Nel caso di dipendenza economica tra una società di logistica e un autotrasportatore, il termine di recessione del contratto di tre mesi può non essere sufficiente. Lo stabilisce una sentenza del Tribunale di Milano - riportata e commentata dallo Studio Legale Scoccini & Associati – che riguarda una vertenza tra Dhl e una società di autotrasporto. La disputa nasce dalla decisione della multinazionale logistica di recedere da un contratto con un autotrasportatore, fornendo un preavviso di soli tre mesi. Il Tribunale di Milano ha giudicato questo recesso non valido, riconoscendo una condizione di “dipendenza economica” da parte dell’autotrasportatore.
In particolare, il contenzioso aveva per oggetto il regolamento dei rapporti di dare-avere tra Dhl (che pretendeva ulteriori somme alla chiusura del rapporto contrattuale) e l’autotrasportatore (che affermava di aver svolto servizi di trasporto per Dhl e non di non essere stato totalmente pagato). Al termine del processo, Dhl è stata condannata dal Tribunale delle Imprese milanese a rifondere più di mezzo milione di euro alla società di trasporto sua appaltatrice.

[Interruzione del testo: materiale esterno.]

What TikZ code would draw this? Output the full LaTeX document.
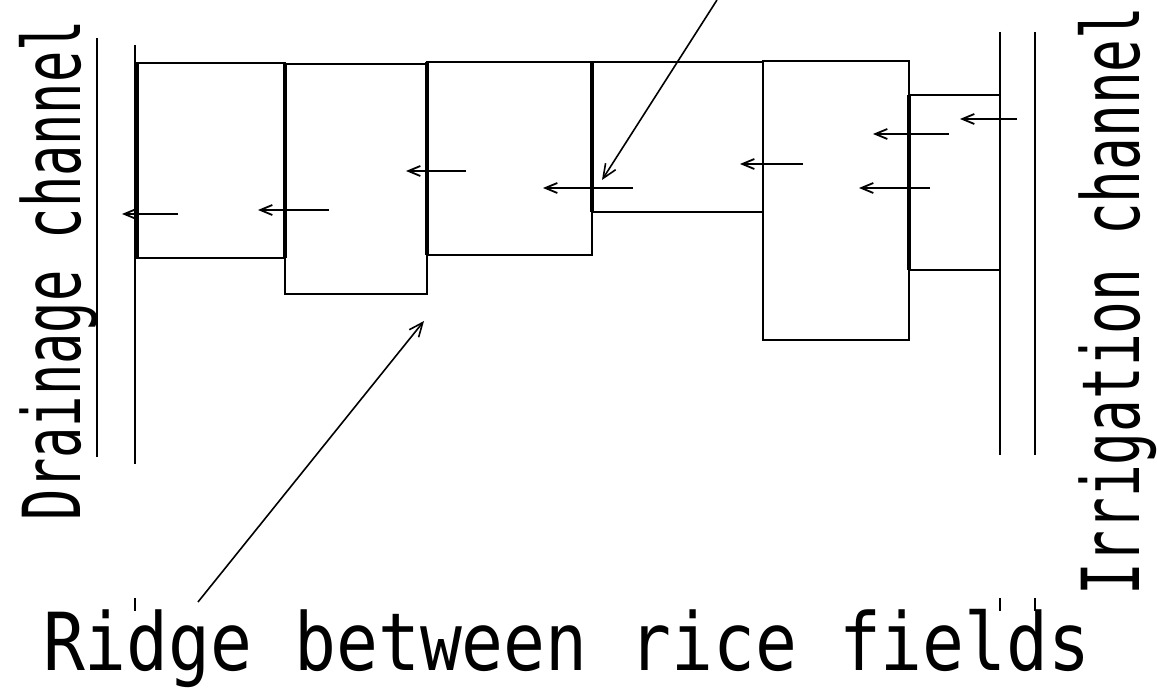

Secondo i giudici, Dhl infatti esercitato un “effettivo controllo societario” sul suo subappaltatore che “non era in grado di determinare autonomamente le proprie scelte strategiche” perché tutta “l’attività d’impresa era sottoposta al controllo, alle direttive e agli standard di Dhl Express Italy”. Nello specifico caso, il subappaltatore lavorava quasi esclusivamente per Dhl da vent’anni, seguendo direttive e standard operativi imposti dalla società logistica e quindi limitando la sua capacità di agire in maniera autonoma.
Lo Studio legale spiega che il cuore della sentenza risiede nel concetto di dipendenza economica, riconosciuto dalla Legge 192 del 1998, che si applica quando una delle parti in un rapporto commerciale non ha la possibilità di svincolarsi dalla relazione senza subire gravi danni economici. Nel caso in esame, la Corte ha ritenuto che l’autotrasportatore si trovasse in una condizione di forte vulnerabilità, dovuta alla sua subordinazione economica e operativa a Dhl. L'acquisto di veicoli e l’organizzazione delle operazioni in funzione delle richieste di Dhl, senza la possibilità di diversificare il proprio portafoglio clienti, ha ulteriormente aggravato questa dipendenza.
Il riconoscimento di questa condizione ha fatto sì che il recesso del contratto, pur formalmente legittimo, fosse considerato “illegittimo dal punto di vista della correttezza e della buona fede”, principi fondamentali del diritto commerciale italiano. La decisione di Dhl d’interrompere il rapporto contrattuale con un preavviso così breve, nonostante la lunga durata della relazione commerciale, è stata giudicata non solo sproporzionata, ma anche dannosa. La Corte ha infatti evidenziato come il recesso abbia aggravato la già difficile situazione economica dell’autotrasportatore, impedendogli di onorare i suoi debiti nei confronti dei sub-vettori e portando alla sua successiva liquidazione.
Questa conclusione ha portato alla condanna di Dhl a risarcire l’autotrasportatore per una somma superiore al mezzo milione di euro. Secondo il Tribunale di Milano, l’operatore di logistica ha violato i principi di buona fede e correttezza, esercitando il proprio diritto al recesso in maniera abusiva. Lo Studio legale ritiene che la sentenza del Tribunale di Milano abbia un impatto significativo non solo per il caso specifico, ma anche per il settore della logistica e del trasporto in generale. La sentenza, infatti, ricorda alle imprese che il potere economico porta con sé una responsabilità nei confronti dei partner commerciali e della società nel suo insieme.
Lo Studio Scoccini afferma anche che questa decisione apre inoltre una riflessione più ampia sull’equilibrio nei rapporti di forza tra imprese di diverse dimensioni. Il caso mette in evidenza come le grandi aziende, con risorse economiche e contrattuali nettamente superiori, possano abusare della loro posizione dominante, schiacciando i partner commerciali più piccoli e meno protetti. Quindi, l’applicazione del principio di dipendenza economica rappresenta un importante strumento di tutela per i soggetti più deboli, garantendo loro un livello minimo di protezione contro pratiche scorrette. Infine, la sentenza potrebbe costituire un precedente giuridico, capace di influenzare futuri casi analoghi, con l’obiettivo di bilanciare i rapporti contrattuali e ridurre il rischio di abusi.